Autor: noisycoil Data: A: David A. Wheeler via Tails-dev CC: The Tails public development discussion list, David A. Wheeler Assumpte: Re: [Tails-dev] Tails for arm64 (with support for Apple Silicon)
Hi David,
Yes, I thought you'd already mentioned that. The quite long email I sent last week detailing some of the differences between the Apple Silicon and Raspberry Pi builds was also in response to you.
Something which I didn't address there is the possibility of cross-arch (!) images. Although I believe literally no distribution in human history has attempted something like this, I think that, paradoxically, building an arm64+x86_64 live image of Tails might be easier than building an image that works properly on two arm64 platforms with conflicting software requirements. If two platforms, one x86_64 and one arm64, boot via grub-efi at UEFI's removable path, then the latter is different for the two architectures (EFI/BOOT/BOOTAA64.EFI for arm64 and EFI/BOOT/BOOTX64.EFI for x86_64), so the two boot paths wouldn't conflict with each other and could coexist on the same medium. Each version of grub could then be configured to load the kernel and initramfs for its architecture, and live-boot (I think this is the right component) could be configured (or tweaked) to load the squashfs filesystem from an arch-specific path.
As for persistence, one could keep the behavior of arch-dependent and arch-independent files separate.

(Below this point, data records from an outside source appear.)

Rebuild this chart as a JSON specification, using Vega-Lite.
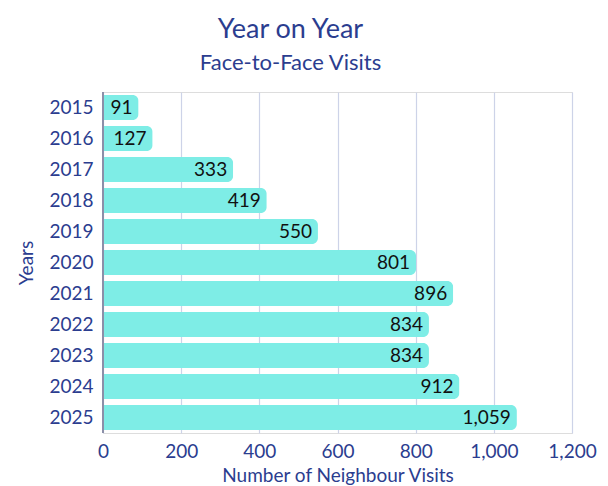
{
  "$schema": "https://vega.github.io/schema/vega-lite/v6.json",
  "width": 469,
  "height": 341,
  "autosize": {"type": "none"},
  "padding": {"left": 103, "top": 92, "right": 36, "bottom": 53},
  "background": "white",
  "title": {
    "text": "Year on Year",
    "subtitle": "Face-to-Face Visits",
    "anchor": "middle",
    "frame": "group",
    "dx": -47,
    "font": "Lato",
    "fontSize": 27,
    "fontWeight": "normal",
    "color": "#2b3d8f",
    "subtitleFont": "Lato",
    "subtitleFontSize": 22,
    "subtitleColor": "#2b3d8f",
    "subtitlePadding": 9,
    "offset": 17
  },
  "data": {
    "values": [
      {"year": "2015", "visits": 91},
      {"year": "2016", "visits": 127},
      {"year": "2017", "visits": 333},
      {"year": "2018", "visits": 419},
      {"year": "2019", "visits": 550},
      {"year": "2020", "visits": 801},
      {"year": "2021", "visits": 896},
      {"year": "2022", "visits": 834},
      {"year": "2023", "visits": 834},
      {"year": "2024", "visits": 912},
      {"year": "2025", "visits": 1059}
    ]
  },
  "encoding": {
    "y": {
      "field": "year",
      "type": "ordinal",
      "title": "Years",
      "scale": {"paddingInner": 0.2, "paddingOuter": 0.1},
      "axis": {
        "labelFont": "Lato",
        "labelFontSize": 19,
        "labelColor": "#2b3d8f",
        "labelPadding": 10,
        "ticks": false,
        "domain": false,
        "titleFont": "Lato",
        "titleFontSize": 19,
        "titleFontWeight": "normal",
        "titleColor": "#2b3d8f",
        "titlePadding": 12
      }
    },
    "x": {
      "field": "visits",
      "type": "quantitative",
      "title": "Number of Neighbour Visits",
      "scale": {"domain": [0, 1200]},
      "axis": {
        "values": [0, 200, 400, 600, 800, 1000, 1200],
        "format": ",d",
        "labelFlush": false,
        "labelOverlap": false,
        "labelFont": "Lato",
        "labelFontSize": 19,
        "labelColor": "#2b3d8f",
        "labelPadding": 9,
        "ticks": false,
        "domain": false,
        "gridColor": "#cdd3e8",
        "gridWidth": 1.2,
        "titleFont": "Lato",
        "titleFontSize": 19,
        "titleFontWeight": "normal",
        "titleColor": "#2b3d8f",
        "titlePadding": 5
      }
    }
  },
  "layer": [
    {
      "mark": {"type": "bar", "color": "#7eede6", "cornerRadiusEnd": 6},
      "encoding": {}
    },
    {
      "mark": {"type": "text", "align": "right", "dx": -6, "font": "Lato", "fontSize": 19, "color": "#111111"},
      "encoding": {"text": {"field": "visits", "type": "quantitative", "format": ",d"}}
    },
    {
      "mark": {"type": "rule", "color": "#8b8fa8", "strokeWidth": 1},
      "encoding": {"x": {"datum": 0}, "y": null}
    }
  ]
}
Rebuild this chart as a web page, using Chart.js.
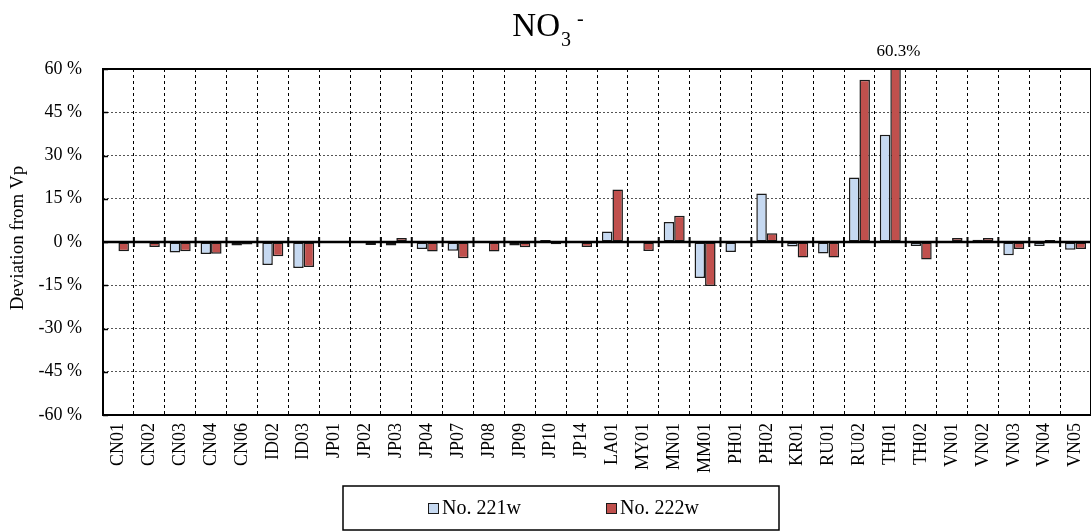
<!DOCTYPE html>
<html>
<head>
<meta charset="utf-8">
<script src="https://cdn.jsdelivr.net/npm/chart.js@4.4.1/dist/chart.umd.min.js"></script>
<style>
  html, body { margin: 0; padding: 0; background: #fff; }
  #wrap { position: relative; width: 1091px; height: 532px; }
</style>
</head>
<body>
<div id="wrap"><canvas id="c" width="1091" height="532"></canvas></div>
<script>
// Sites along the x axis
const categories = ['CN01','CN02','CN03','CN04','CN06','ID02','ID03','JP01','JP02','JP03',
  'JP04','JP07','JP08','JP09','JP10','JP14','LA01','MY01','MN01','MM01','PH01','PH02',
  'KR01','RU01','RU02','TH01','TH02','VN01','VN02','VN03','VN04','VN05'];

// Deviation from the prepared value (%), one value per site
const no221w = [-0.3, 0, -3.6, -4.2, -1.2, -8.0, -9.0, 0.3, 0.3, -1.2,
  -2.4, -3.0, -0.3, -1.2, 0.7, 0.3, 3.6, 0, 6.9, -12.5, -3.5, 16.8,
  -1.6, -4.0, 22.4, 37.2, -1.4, 0, 0.8, -4.6, -1.4, -2.7];
const no222w = [-3.2, -1.7, -3.2, -4.1, -0.9, -4.9, -8.7, 0, -1.0, 1.4,
  -3.3, -5.6, -3.3, -1.8, -0.8, -1.7, 18.2, -3.1, 9.1, -15.3, 0, 3.0,
  -5.4, -5.4, 56.3, 60.3, -6.1, 1.4, 1.4, -2.4, 0.7, -2.4];

const seriesNames = ['No. 221w', 'No. 222w'];
const yTickValues = [-60, -45, -30, -15, 0, 15, 30, 45, 60];
const Y_MIN = -60, Y_MAX = 60;

const SERIF = '"Liberation Serif", "Times New Roman", serif';
const BLUE = '#C6D9F1';
const RED = '#C0504D';

// Plot frame, zero line with cross ticks, inward y ticks
const framePlugin = {
  id: 'frame',
  afterDatasetsDraw(chart) {
    const { ctx, chartArea: a, scales: { x, y } } = chart;
    ctx.save();
    ctx.strokeStyle = '#000';
    // inward y ticks
    ctx.lineWidth = 1.5;
    yTickValues.forEach(v => {
      const py = Math.round(y.getPixelForValue(v)) + 0.5;
      ctx.beginPath(); ctx.moveTo(a.left, py); ctx.lineTo(a.left + 5, py); ctx.stroke();
    });
    // zero line
    const y0 = y.getPixelForValue(0);
    ctx.lineWidth = 2.5;
    ctx.beginPath(); ctx.moveTo(a.left, y0); ctx.lineTo(a.right, y0); ctx.stroke();
    // category boundary ticks crossing the zero line
    ctx.lineWidth = 2;
    for (let i = 1; i < categories.length; i++) {
      const px = (x.getPixelForValue(i - 1) + x.getPixelForValue(i)) / 2;
      ctx.beginPath(); ctx.moveTo(px, y0 - 5); ctx.lineTo(px, y0 + 5); ctx.stroke();
    }
    // frame
    ctx.lineWidth = 2;
    ctx.strokeRect(a.left, a.top, a.right - a.left, a.bottom - a.top);
    ctx.restore();
  }
};

// Labels for bars running past the top of the axis
const overflowLabels = {
  id: 'overflowLabels',
  afterDraw(chart) {
    const { ctx, chartArea: a } = chart;
    ctx.save();
    ctx.fillStyle = '#000';
    ctx.font = '17px ' + SERIF;
    ctx.textAlign = 'center';
    ctx.textBaseline = 'middle';
    chart.data.datasets.forEach((ds, di) => {
      const meta = chart.getDatasetMeta(di);
      ds.data.forEach((v, i) => {
        if (v > Y_MAX) {
          const el = meta.data[i];
          ctx.fillText(v.toFixed(1) + '%', el.x + 3, a.top - 17);
        }
      });
    });
    ctx.restore();
  }
};

// Title with chemical sub/superscript, y axis title, boxed legend
const textPlugin = {
  id: 'texts',
  afterDraw(chart) {
    const { ctx } = chart;
    ctx.save();
    ctx.fillStyle = '#000';
    ctx.textBaseline = 'alphabetic';
    ctx.textAlign = 'left';
    // title NO3-
    ctx.font = '33px ' + SERIF;
    const wNO = ctx.measureText('NO').width;
    ctx.font = '20px ' + SERIF;
    const w3 = ctx.measureText('3').width;
    const wMinus = ctx.measureText('-').width;
    const total = wNO + 1 + w3 + 6 + wMinus;
    const x0 = 548 - total / 2;
    ctx.font = '33px ' + SERIF;
    ctx.fillText('NO', x0, 36);
    ctx.font = '20px ' + SERIF;
    ctx.fillText('3', x0 + wNO + 1, 46);
    ctx.fillText('-', x0 + wNO + 1 + w3 + 6, 25);

    // y axis title
    ctx.save();
    ctx.translate(18, 238);
    ctx.rotate(-Math.PI / 2);
    ctx.font = '19px ' + SERIF;
    ctx.textAlign = 'center';
    ctx.textBaseline = 'middle';
    ctx.fillText('Deviation from Vp', 0, 0);
    ctx.restore();

    // legend box
    const bx = 343, by = 486, bw = 436, bh = 44;
    ctx.lineWidth = 1.5;
    ctx.strokeStyle = '#000';
    ctx.strokeRect(bx, by, bw, bh);
    const colors = [BLUE, RED];
    const itemX = [428, 606];
    ctx.font = '20px ' + SERIF;
    ctx.textBaseline = 'middle';
    seriesNames.forEach((name, i) => {
      ctx.fillStyle = colors[i];
      ctx.fillRect(itemX[i], 503, 10, 10);
      ctx.lineWidth = 1;
      ctx.strokeStyle = '#1a1a1a';
      ctx.strokeRect(itemX[i] + 0.5, 503.5, 10, 10);
      ctx.fillStyle = '#000';
      ctx.fillText(name, itemX[i] + 14, 509);
    });
    ctx.restore();
  }
};

new Chart(document.getElementById('c'), {
  type: 'bar',
  data: {
    labels: categories,
    datasets: [
      { label: seriesNames[0], data: no221w, backgroundColor: BLUE },
      { label: seriesNames[1], data: no222w, backgroundColor: RED }
    ]
  },
  options: {
    responsive: false,
    animation: false,
    devicePixelRatio: 1,
    layout: { padding: { top: 69, left: 0, right: 0, bottom: 0 } },
    datasets: {
      bar: {
        borderColor: '#1a1a1a',
        borderWidth: 1.5,
        borderSkipped: false,
        barPercentage: 1.0,
        categoryPercentage: 0.68
      }
    },
    plugins: {
      legend: { display: false },
      title: { display: false },
      tooltip: { enabled: false }
    },
    scales: {
      x: {
        offset: true,
        grid: { offset: true, color: '#000', lineWidth: 1, drawTicks: false },
        border: { display: false, dash: [3, 3] },
        ticks: {
          autoSkip: false, minRotation: 90, maxRotation: 90, padding: 8,
          color: '#000', font: { family: SERIF, size: 18 }
        },
        afterFit(s) { s.height = 117; s.paddingLeft = 0; s.paddingRight = 0; }
      },
      y: {
        min: Y_MIN, max: Y_MAX,
        grid: { color: '#555', lineWidth: 1, drawTicks: false },
        border: { display: false, dash: [2, 2] },
        ticks: {
          stepSize: 15, padding: 21, color: '#000',
          font: { family: SERIF, size: 18 },
          callback: v => v + ' %'
        },
        afterFit(s) { s.width = 103; }
      }
    }
  },
  plugins: [framePlugin, overflowLabels, textPlugin]
});
</script>
</body>
</html>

For instance, one could share dotfiles, network configurations, greeter settings, etc. between architectures and create two separate "additional software" repositories on persistence storage, one for each arch.
A few downsides to this approach:
- It would double the size of the image, uselessly or almost so for most users
- It would require an almost-complete rewrite of the image-building process (live-build is unable to build this kind of arch-hybrid image)
- It still doesn't solve the issue of software incompatibilities between different arm64 hardware (see one of my previous emails for details on this), which of course has a higher priority and may not have a solution at all
- Sure as hell it would create a lot of issues as soon as, e.g., the system starts to store arch-dependent files as dotfiles (think of caches or binary config files!), and good luck to who has to deal with that
In the end it would probably be easier to make "Backup Persistent Storage" selective and allow the user to backup arch-independent files to a USB drive hosting a version of Tails for a different arch.